We all know that there’s no shortcut to success, and there’s no magic formula that can create the “perfect” startup. However, there are a few factors that can rank high in importance on of those being finance ! Here are 4 tips for start ups on their finances;
Stop Procrastinating and Sell
Seem self-explanatory but a lot of start up’s forget this step!
If you are getting help from a government agency, family and friends or investors, there can be a tendency to build the brand, company or product/service instead of trying to sell!
Before you have the perfect product market fit you can start selling. Getting a good sales process and sales person can be vital to any business.
Business need money to survive and grow and you can also learn a lot more from paying customers than research.
So plan, sell and continue to plan!
Cash Flow Vs Cash Loss = Business Plan
One plan that is important before you start is a business plan with a projected cash flow.
A projected cash flow can estimate what you might gain (your turnover, profit) and what you can lose (your investment). The only thing you can be certain of is what you can lose. No one knows for sure whether they will make 1 or 1 million and in what time span.
A business plan can help you to be more certain about your position. A business plan can map out your business; how to make sales and avoid loss. What marketing and sales will you carry out, what’s the expected cost and return of this? Does this match the cash flow? Etc. all of which can contribute to the success of your business.
A projected cash flow and business plan are working documents. As you move forward in business look at back at this monthly and see if you are hitting the mark, and if not what can you do to change this?
Start with a business plan!
Warren Buffet one of the most successful investors in the world know all about thinking big but spending small.

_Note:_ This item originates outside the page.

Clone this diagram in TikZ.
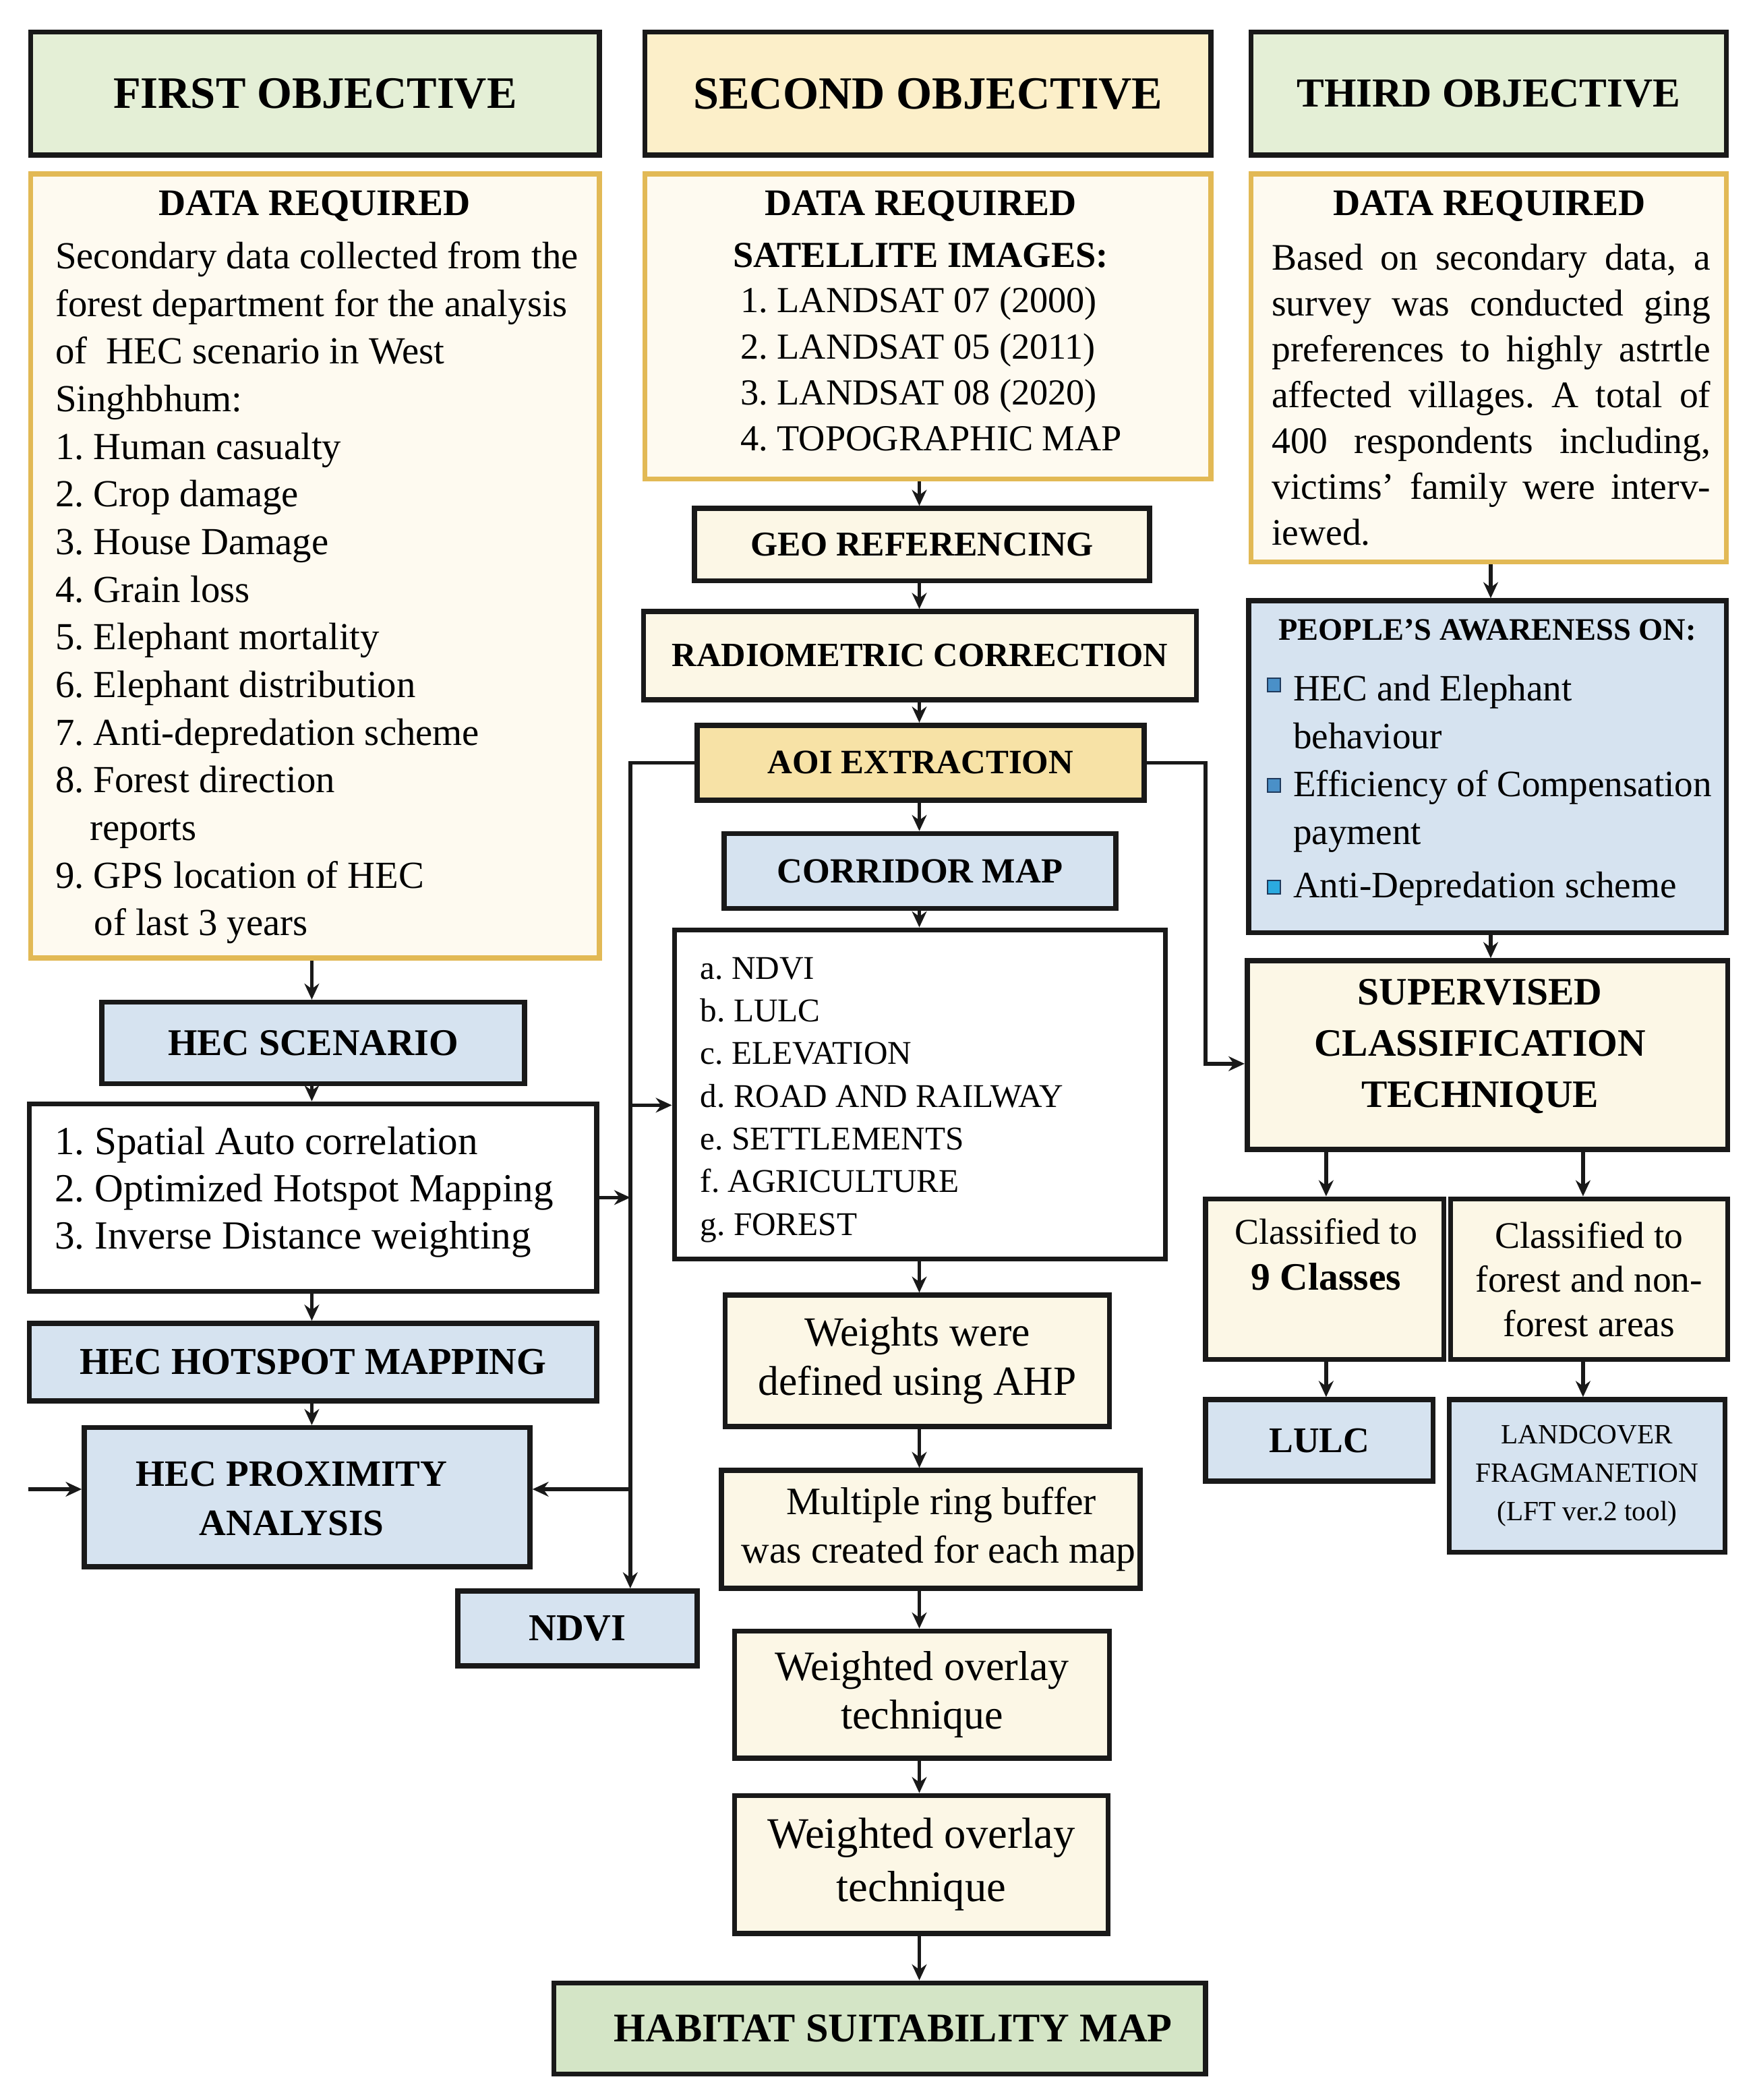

He lives a lifestyle that hasn’t changed much since before he before he made his billions, residing in the same house in Omaha, Nebraska, that he bought in 1958 for $31,500. He is well known for his simple tastes, including McDonald’s hamburgers and cherry Coke, and his disdain for technology, including computers and luxury cars.
What can we learn from this? Think big but spend small – don’t spend what you don’t have wait before you hire someone, do marketing if you are sure of the return, aim high in a smart way. Be naïve enough to take that leap of faith, and smart enough to learn fast along the way.
Sales are King!
When you starting a business you come across all starts of problems, investors on your back, employee problems, juggling too many balls, lack of sleep etc. ! Sales is the answer…really! Sales your investors shut up, your cash position improves, your team can smile again, and you’ll find the tools and the resources to fix other problems. Having sales means you exist.
So now go out there and sell! Spread the word and spread your passion.